Only the lines from the line containing "Write a Python" to the line containing "0.53, 0.455, 0.37, 0.295, 0.22, 0.14, 0.06, 0.0]", with both of those lines, are to be repeated exactly. Leave the images out.

BEGIN GIVEN DATA

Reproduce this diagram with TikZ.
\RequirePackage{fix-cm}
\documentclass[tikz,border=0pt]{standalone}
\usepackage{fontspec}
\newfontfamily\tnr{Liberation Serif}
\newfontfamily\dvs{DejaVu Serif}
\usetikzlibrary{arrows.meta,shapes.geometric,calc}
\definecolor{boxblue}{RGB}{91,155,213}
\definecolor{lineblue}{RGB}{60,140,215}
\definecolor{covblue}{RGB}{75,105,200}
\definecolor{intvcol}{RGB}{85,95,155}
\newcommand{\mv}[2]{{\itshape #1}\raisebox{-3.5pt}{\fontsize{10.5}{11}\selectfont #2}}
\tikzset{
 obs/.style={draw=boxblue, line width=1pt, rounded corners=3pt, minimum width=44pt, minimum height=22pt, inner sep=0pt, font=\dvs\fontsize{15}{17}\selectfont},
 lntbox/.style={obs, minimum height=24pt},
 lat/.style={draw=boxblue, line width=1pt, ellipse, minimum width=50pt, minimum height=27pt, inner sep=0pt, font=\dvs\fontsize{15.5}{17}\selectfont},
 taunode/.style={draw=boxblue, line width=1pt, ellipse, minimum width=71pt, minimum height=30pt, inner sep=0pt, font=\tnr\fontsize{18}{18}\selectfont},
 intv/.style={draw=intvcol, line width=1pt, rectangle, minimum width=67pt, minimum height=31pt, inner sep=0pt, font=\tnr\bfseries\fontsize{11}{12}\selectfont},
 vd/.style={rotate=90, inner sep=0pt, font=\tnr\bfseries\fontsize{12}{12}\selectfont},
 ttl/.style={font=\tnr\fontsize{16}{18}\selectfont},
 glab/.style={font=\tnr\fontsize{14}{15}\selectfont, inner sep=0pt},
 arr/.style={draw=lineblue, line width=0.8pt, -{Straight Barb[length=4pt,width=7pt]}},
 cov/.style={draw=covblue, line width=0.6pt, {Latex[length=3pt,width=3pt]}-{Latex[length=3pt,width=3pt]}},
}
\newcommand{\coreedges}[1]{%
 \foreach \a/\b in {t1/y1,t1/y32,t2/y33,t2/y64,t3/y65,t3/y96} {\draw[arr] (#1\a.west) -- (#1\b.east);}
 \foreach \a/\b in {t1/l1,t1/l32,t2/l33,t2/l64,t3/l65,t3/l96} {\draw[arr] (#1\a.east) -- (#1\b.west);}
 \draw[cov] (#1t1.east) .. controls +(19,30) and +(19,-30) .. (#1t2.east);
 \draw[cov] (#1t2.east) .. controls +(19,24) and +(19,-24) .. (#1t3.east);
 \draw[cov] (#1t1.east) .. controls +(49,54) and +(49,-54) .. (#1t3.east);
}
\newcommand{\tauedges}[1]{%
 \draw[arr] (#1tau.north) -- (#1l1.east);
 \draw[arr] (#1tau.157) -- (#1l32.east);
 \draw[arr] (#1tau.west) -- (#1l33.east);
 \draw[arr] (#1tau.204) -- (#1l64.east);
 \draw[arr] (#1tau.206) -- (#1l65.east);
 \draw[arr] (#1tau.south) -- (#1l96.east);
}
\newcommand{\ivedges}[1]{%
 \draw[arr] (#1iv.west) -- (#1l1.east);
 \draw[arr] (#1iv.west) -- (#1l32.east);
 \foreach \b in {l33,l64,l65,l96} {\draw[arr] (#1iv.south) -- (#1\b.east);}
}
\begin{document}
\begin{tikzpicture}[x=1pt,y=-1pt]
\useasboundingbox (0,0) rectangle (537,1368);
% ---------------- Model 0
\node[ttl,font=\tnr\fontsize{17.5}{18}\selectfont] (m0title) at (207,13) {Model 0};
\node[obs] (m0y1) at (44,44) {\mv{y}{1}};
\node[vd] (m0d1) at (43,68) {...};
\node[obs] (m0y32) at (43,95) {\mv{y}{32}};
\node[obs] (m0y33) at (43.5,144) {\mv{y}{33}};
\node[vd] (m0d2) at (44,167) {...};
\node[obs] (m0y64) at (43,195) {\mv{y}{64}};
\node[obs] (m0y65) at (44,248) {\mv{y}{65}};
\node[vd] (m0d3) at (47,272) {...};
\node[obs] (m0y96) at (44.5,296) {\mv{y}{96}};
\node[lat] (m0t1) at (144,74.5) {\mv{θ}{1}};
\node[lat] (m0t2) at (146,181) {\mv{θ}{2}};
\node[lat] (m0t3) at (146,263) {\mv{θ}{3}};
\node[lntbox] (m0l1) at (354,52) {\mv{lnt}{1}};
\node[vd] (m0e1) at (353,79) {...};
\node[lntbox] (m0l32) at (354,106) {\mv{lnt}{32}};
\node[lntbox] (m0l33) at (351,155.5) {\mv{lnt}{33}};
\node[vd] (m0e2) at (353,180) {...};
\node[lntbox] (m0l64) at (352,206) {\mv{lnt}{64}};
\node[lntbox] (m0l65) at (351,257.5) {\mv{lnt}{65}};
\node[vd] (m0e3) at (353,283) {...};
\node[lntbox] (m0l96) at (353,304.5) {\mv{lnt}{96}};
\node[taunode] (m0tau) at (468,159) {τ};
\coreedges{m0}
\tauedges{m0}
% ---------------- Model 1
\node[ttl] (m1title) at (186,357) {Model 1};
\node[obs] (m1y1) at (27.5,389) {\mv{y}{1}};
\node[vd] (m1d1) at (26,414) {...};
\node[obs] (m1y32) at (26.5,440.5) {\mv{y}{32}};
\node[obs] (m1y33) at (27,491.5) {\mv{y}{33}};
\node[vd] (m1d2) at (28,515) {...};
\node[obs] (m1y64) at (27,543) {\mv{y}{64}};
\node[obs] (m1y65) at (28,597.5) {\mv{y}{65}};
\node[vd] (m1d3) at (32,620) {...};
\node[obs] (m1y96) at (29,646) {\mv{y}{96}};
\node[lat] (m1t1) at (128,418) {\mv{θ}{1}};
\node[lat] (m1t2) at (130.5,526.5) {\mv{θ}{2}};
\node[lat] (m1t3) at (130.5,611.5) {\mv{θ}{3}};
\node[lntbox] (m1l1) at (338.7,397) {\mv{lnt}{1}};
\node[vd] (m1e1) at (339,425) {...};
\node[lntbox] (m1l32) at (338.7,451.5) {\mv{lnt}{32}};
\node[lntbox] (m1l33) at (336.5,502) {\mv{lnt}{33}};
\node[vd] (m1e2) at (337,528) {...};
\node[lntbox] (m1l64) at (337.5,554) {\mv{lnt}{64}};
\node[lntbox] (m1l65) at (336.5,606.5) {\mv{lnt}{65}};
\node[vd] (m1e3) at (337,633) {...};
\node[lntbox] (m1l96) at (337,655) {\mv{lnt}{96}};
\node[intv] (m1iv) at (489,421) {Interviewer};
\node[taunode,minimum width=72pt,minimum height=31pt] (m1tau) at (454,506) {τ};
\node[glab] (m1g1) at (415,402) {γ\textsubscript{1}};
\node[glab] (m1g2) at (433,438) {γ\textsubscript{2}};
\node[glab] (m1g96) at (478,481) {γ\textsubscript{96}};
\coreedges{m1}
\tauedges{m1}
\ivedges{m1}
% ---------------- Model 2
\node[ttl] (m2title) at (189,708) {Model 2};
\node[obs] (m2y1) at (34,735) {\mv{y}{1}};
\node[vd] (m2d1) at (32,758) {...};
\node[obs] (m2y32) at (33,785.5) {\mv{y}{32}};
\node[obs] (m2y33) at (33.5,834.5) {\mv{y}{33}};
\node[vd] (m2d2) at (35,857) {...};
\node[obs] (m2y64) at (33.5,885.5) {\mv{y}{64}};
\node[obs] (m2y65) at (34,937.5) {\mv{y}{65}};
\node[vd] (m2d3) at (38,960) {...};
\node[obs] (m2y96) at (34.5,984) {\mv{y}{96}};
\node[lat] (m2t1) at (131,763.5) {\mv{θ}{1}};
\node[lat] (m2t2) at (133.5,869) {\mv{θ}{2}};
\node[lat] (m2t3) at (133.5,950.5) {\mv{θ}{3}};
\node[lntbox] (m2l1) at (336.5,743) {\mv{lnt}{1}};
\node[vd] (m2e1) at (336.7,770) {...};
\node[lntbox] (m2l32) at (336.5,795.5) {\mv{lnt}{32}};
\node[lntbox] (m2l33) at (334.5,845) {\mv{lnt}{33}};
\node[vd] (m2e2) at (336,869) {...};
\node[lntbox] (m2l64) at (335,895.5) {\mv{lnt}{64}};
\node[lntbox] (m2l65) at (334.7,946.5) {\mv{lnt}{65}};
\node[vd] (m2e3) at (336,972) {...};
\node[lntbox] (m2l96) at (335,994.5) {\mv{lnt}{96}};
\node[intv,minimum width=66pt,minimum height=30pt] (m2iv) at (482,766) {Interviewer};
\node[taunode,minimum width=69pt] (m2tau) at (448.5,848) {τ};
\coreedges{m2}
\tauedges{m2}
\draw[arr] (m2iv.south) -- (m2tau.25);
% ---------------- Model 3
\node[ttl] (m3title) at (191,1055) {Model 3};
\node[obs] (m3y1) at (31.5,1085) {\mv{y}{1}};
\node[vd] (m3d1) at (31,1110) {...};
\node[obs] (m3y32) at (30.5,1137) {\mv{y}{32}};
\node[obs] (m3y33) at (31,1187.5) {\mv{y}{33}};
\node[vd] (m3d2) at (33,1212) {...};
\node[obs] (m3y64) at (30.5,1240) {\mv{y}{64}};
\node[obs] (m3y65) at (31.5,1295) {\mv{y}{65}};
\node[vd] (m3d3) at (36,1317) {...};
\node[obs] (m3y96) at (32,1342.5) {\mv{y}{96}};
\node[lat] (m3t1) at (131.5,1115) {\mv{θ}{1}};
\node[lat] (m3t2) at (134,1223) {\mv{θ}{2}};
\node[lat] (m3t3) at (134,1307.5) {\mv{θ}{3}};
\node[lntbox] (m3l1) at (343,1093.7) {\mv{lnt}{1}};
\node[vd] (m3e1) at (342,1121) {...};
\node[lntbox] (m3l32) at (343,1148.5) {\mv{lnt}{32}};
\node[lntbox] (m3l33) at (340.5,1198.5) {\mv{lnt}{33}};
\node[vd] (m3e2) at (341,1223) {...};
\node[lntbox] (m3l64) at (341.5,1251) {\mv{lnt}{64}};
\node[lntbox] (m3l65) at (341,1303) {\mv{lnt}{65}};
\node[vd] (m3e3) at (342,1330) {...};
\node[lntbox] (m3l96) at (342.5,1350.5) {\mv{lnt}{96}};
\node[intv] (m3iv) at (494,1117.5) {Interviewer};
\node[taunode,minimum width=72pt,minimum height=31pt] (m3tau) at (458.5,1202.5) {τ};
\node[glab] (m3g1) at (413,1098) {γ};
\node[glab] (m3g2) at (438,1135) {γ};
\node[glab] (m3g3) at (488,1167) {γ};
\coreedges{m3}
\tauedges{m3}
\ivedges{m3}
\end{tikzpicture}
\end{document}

END GIVEN DATA
BEGIN GIVEN DATA

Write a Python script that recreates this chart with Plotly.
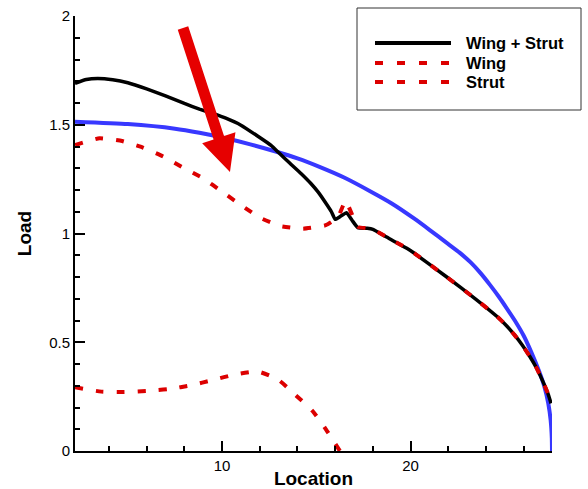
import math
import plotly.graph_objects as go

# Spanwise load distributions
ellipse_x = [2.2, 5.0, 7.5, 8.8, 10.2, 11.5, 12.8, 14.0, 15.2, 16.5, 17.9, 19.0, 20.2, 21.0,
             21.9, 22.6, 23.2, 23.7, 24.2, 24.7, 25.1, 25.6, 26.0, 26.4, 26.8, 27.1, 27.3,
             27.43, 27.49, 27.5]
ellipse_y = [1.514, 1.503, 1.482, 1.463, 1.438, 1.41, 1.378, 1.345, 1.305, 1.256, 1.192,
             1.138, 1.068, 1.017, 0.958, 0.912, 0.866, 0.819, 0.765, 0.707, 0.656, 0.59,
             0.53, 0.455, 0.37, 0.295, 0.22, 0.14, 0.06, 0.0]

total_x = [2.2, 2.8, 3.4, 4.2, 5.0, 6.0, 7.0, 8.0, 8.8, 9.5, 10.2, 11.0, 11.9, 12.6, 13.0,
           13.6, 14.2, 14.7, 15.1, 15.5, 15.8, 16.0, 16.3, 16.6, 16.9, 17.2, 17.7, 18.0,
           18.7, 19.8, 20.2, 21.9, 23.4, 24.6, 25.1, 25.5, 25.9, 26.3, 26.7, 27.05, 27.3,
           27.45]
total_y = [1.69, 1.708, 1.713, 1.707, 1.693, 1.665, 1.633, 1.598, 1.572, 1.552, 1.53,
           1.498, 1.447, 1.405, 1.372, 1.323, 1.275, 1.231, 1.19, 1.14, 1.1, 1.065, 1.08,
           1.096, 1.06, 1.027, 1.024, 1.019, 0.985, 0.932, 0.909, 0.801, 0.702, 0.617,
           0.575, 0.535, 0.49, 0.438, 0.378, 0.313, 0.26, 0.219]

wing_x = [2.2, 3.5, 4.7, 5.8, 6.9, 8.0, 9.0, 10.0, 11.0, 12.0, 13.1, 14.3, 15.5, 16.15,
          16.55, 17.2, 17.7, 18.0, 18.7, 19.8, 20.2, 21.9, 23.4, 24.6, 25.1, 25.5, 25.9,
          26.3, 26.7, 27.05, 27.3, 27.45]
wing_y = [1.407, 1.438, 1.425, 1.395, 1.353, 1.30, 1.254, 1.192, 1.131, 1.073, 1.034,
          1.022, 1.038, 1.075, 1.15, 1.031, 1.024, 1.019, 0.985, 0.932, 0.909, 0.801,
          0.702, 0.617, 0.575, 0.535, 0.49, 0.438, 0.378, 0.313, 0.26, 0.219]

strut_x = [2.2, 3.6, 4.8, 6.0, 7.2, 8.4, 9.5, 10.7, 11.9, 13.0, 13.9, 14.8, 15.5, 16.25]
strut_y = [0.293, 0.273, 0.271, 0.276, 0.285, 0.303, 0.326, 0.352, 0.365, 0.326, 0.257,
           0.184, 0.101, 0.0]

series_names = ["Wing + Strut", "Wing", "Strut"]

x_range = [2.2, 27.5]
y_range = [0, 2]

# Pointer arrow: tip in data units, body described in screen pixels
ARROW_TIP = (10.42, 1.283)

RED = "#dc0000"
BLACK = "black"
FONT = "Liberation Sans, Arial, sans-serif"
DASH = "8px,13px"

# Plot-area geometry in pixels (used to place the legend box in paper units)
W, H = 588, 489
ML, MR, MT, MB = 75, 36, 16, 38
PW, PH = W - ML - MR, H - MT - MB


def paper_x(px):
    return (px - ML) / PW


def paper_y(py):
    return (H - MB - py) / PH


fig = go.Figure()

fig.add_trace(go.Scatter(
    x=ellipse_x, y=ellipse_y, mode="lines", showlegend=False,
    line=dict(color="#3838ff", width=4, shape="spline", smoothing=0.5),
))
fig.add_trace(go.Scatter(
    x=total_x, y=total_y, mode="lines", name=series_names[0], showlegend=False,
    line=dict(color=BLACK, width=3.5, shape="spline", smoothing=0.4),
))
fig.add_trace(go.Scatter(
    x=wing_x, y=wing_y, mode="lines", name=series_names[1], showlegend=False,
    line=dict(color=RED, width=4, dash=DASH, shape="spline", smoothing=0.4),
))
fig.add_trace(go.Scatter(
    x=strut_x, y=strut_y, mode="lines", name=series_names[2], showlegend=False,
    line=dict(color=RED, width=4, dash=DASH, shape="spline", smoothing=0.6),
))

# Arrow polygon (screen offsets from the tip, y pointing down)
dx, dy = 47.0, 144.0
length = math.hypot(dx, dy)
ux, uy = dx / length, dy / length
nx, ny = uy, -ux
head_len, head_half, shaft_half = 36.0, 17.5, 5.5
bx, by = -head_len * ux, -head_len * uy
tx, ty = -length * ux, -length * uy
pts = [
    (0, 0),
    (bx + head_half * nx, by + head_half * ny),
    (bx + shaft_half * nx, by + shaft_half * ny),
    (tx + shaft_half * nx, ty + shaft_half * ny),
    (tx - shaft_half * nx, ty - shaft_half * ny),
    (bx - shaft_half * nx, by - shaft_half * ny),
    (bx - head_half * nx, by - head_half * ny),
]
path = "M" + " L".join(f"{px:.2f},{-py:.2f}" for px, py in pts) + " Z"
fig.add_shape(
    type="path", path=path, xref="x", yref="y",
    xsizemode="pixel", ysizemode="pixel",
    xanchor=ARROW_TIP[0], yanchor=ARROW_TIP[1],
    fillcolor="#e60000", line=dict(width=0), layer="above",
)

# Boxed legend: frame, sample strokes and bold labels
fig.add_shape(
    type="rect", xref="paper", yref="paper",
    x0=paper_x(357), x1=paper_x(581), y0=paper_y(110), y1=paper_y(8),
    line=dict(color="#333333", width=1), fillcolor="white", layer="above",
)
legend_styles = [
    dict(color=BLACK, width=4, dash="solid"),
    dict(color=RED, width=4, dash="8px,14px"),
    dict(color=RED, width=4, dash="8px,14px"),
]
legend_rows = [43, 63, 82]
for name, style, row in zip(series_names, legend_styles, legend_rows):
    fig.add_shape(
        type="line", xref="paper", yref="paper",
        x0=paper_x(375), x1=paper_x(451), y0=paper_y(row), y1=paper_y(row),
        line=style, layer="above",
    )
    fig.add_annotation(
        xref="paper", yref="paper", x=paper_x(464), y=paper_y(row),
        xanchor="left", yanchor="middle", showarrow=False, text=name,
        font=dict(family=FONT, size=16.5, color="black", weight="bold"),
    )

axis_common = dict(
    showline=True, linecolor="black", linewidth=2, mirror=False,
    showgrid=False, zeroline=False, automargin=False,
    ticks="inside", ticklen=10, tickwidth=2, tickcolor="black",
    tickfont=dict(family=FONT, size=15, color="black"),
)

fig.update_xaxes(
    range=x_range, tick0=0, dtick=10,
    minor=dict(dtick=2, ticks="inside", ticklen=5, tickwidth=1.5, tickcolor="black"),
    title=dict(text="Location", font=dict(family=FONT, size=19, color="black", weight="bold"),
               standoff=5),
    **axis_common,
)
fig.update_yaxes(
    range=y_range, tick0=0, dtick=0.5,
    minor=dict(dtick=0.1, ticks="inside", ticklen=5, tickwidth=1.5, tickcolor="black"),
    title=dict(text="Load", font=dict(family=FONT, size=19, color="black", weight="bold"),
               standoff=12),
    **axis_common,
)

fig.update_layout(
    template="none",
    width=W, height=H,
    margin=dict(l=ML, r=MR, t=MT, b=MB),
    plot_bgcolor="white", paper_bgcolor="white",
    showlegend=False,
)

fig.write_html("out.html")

END GIVEN DATA

PROBLEM SOLUTION
Write a Python script that recreates this chart with Plotly.
import math
import plotly.graph_objects as go

# Spanwise load distributions
ellipse_x = [2.2, 5.0, 7.5, 8.8, 10.2, 11.5, 12.8, 14.0, 15.2, 16.5, 17.9, 19.0, 20.2, 21.0,
             21.9, 22.6, 23.2, 23.7, 24.2, 24.7, 25.1, 25.6, 26.0, 26.4, 26.8, 27.1, 27.3,
             27.43, 27.49, 27.5]
ellipse_y = [1.514, 1.503, 1.482, 1.463, 1.438, 1.41, 1.378, 1.345, 1.305, 1.256, 1.192,
             1.138, 1.068, 1.017, 0.958, 0.912, 0.866, 0.819, 0.765, 0.707, 0.656, 0.59,
             0.53, 0.455, 0.37, 0.295, 0.22, 0.14, 0.06, 0.0]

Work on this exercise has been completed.